If the conversion rate drops to that level, the customer gets the higher rate of interest. If it does not, they get nothing (however the original investment is returned).

What this means if that if you pick, say Australian dollars, and the Hong Kong dollar conversion rate rises relative to the Ozzie, you do not benefit from the price rise but get more interest.

The problem is that the higher interest, over a one-month period, is rarely better than the gain that would be realised simply by investing in the currency and benefiting from the Hong Kong dollar's appreciation. Amazingly these no-win, supposedly defensive savings plans, are highly popular.

Bonds are a clearer proposition, although there is a paucity of choice in local issues, aside from the understandably popular Hong Kong government iBond offering, which yielded very good returns for those allocated bonds when they were issued but more modest returns in the secondary market.

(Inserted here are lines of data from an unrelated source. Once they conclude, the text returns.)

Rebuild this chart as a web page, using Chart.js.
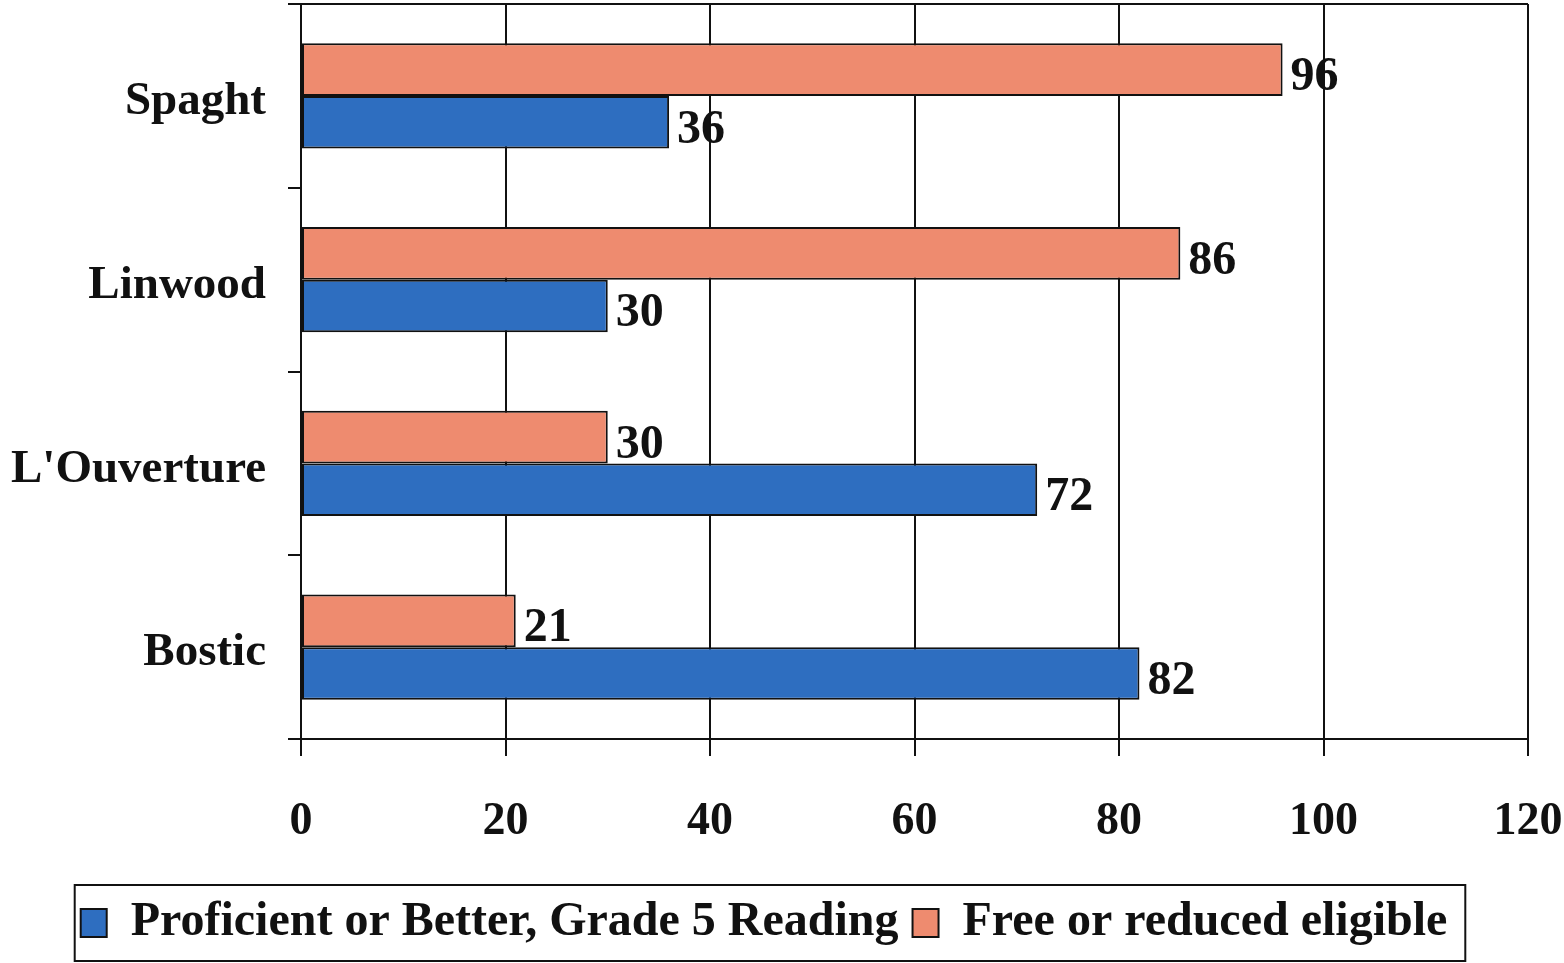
<!DOCTYPE html>
<html>
<head>
<meta charset="utf-8">
<script src="https://cdn.jsdelivr.net/npm/chart.js@4.4.1/dist/chart.umd.min.js"></script>
<style>
html,body{margin:0;padding:0;background:#fff;}
#wrap{width:1564px;height:963px;}
</style>
</head>
<body>
<div id="wrap"><canvas id="c" width="1564" height="963"></canvas></div>
<script>
const categories = ["Spaght", "Linwood", "L'Ouverture", "Bostic"];
const freeReduced = [96, 86, 30, 21];
const proficient = [36, 30, 72, 82];
const xTicks = [0, 20, 40, 60, 80, 100, 120];
const seriesNames = ["Free or reduced eligible", "Proficient or Better, Grade 5 Reading"];

const FONT = "'Liberation Serif', 'Times New Roman', serif";

const frame = {
  id: 'frame',
  afterDraw(chart) {
    const ctx = chart.ctx, a = chart.chartArea;
    ctx.save();
    ctx.strokeStyle = '#111';
    ctx.lineWidth = 2;
    ctx.beginPath();
    ctx.moveTo(a.left - 13, a.top);
    ctx.lineTo(a.right, a.top);
    ctx.stroke();
    // legend border
    const lg = chart.legend;
    if (lg && lg.legendHitBoxes && lg.legendHitBoxes.length) {
      let l = Infinity, r = -Infinity, t = Infinity, b = -Infinity;
      lg.legendHitBoxes.forEach(h => {
        l = Math.min(l, h.left); r = Math.max(r, h.left + h.width);
        t = Math.min(t, h.top); b = Math.max(b, h.top + h.height);
      });
      const cy = (t + b) / 2;
      ctx.lineWidth = 2;
      ctx.strokeRect(l - 6, cy - 38, (r - l) + 24, 76);
    }
    ctx.restore();
  }
};

const valueLabels = {
  id: 'valueLabels',
  afterDatasetsDraw(chart) {
    const ctx = chart.ctx;
    ctx.save();
    ctx.fillStyle = '#111';
    ctx.font = "bold 48px " + FONT;
    ctx.textAlign = 'left';
    ctx.textBaseline = 'middle';
    chart.data.datasets.forEach((ds, di) => {
      chart.getDatasetMeta(di).data.forEach((bar, i) => {
        ctx.fillText(String(ds.data[i]), bar.x + 8, bar.y + 8);
      });
    });
    ctx.restore();
  }
};

new Chart(document.getElementById('c'), {
  type: 'bar',
  data: {
    labels: categories,
    datasets: [
      { label: seriesNames[0], data: freeReduced, backgroundColor: '#EE8B6F', borderColor: '#111', borderWidth: 2, borderSkipped: false },
      { label: seriesNames[1], data: proficient, backgroundColor: '#2E6EC0', borderColor: '#111', borderWidth: 2, borderSkipped: false }
    ]
  },
  options: {
    indexAxis: 'y',
    responsive: false,
    animation: false,
    devicePixelRatio: 1,
    categoryPercentage: 0.572,
    barPercentage: 1.0,
    layout: { padding: { top: 4, right: 36, left: 0, bottom: 6 } },
    scales: {
      x: {
        min: 0, max: 120,
        afterBuildTicks(scale) { scale.ticks = xTicks.map(v => ({ value: v })); },
        grid: { color: '#111', lineWidth: 2, tickLength: 17, drawTicks: true },
        border: { display: true, color: '#111', width: 2 },
        ticks: { color: '#111', font: { family: FONT, size: 46, weight: 'bold' }, padding: 39, maxRotation: 0 },
        afterFit(scale) { scale.height = 146; scale.paddingLeft = 0; scale.paddingRight = 0; }
      },
      y: {
        grid: { drawOnChartArea: false, drawTicks: true, tickLength: 13, color: '#111', lineWidth: 2, offset: true },
        border: { display: true, color: '#111', width: 2 },
        ticks: { color: '#111', font: { family: FONT, size: 47, weight: 'bold' }, padding: 22, labelOffset: 6 },
        afterFit(scale) { scale.width = 301; scale.paddingTop = 0; scale.paddingBottom = 0; }
      }
    },
    plugins: {
      legend: {
        position: 'bottom',
        reverse: true,
        labels: {
          color: '#111',
          font: { family: FONT, size: 48, weight: 'bold' },
          boxWidth: 26, boxHeight: 28, padding: 14
        }
      },
      tooltip: { enabled: false }
    }
  },
  plugins: [frame, valueLabels]
});
</script>
</body>
</html>
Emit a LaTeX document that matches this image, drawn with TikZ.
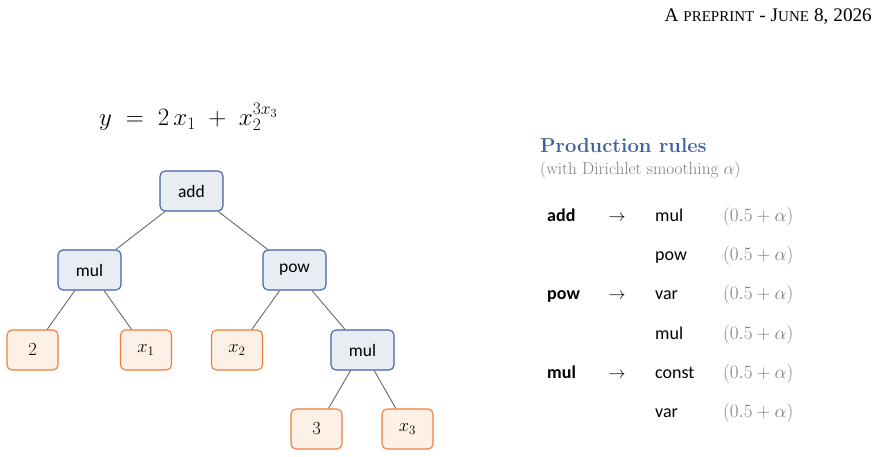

That tends to leave Hong Kong investors with the option of US dollar bonds, which, given the fixed link with the local currency, carry no currency risk. US Treasury bonds are now offering peanuts by way of yield, but US corporate bonds, particularly towards the lower end of the investment grade offerings, are paying over 3 per cent more than US Treasuries. Yet even at this level, their yield is the lowest since 1965.

So, this leaves equities as the best yielding of the current crop of defensive investments. Generally speaking, high-dividend stocks ('high' as a proportion of their price but not necessarily in absolute terms) are laggards when it comes to price increases. But their value shows up in price/earnings ratio comparisons, where value is measured by comparing the share price to the company's earnings. High-growth stocks tend to look expensive on this measure.

In Hong Kong, most of the best value blue-chip 'defensive' stocks are found among locally listed mainland banks, which yield almost double the prevailing average of 3 per cent. Investor caution over mainland banks makes a great deal of sense. Rather unusually, the share price of both HSBC and its associate, Hang Seng Bank, yields dividends of about 5 per cent.

However, the perennial best performer among defensive stocks is Swire Pacific (A and B Shares) yielding about 7 per cent and trading on a very modest P/E ratio of around four times. Yet investors seem to be wary of Swire because its highly diversified business is hard to understand and because its highest profile asset, Cathay Pacific, is deemed risky. But the shares appear to have finally emerged from the doldrums. They are now hovering around a 52-week high; something that can be said of few other locally listed stocks.

In all events most shares yield way above bond and bank deposit rates. The reason for this, of course, is the perceived greater risk of equities. But as Hong Kong companies are generally cash rich and in a better place than many of their overseas counterparts, maybe the stock market is the best place to find defensive plays.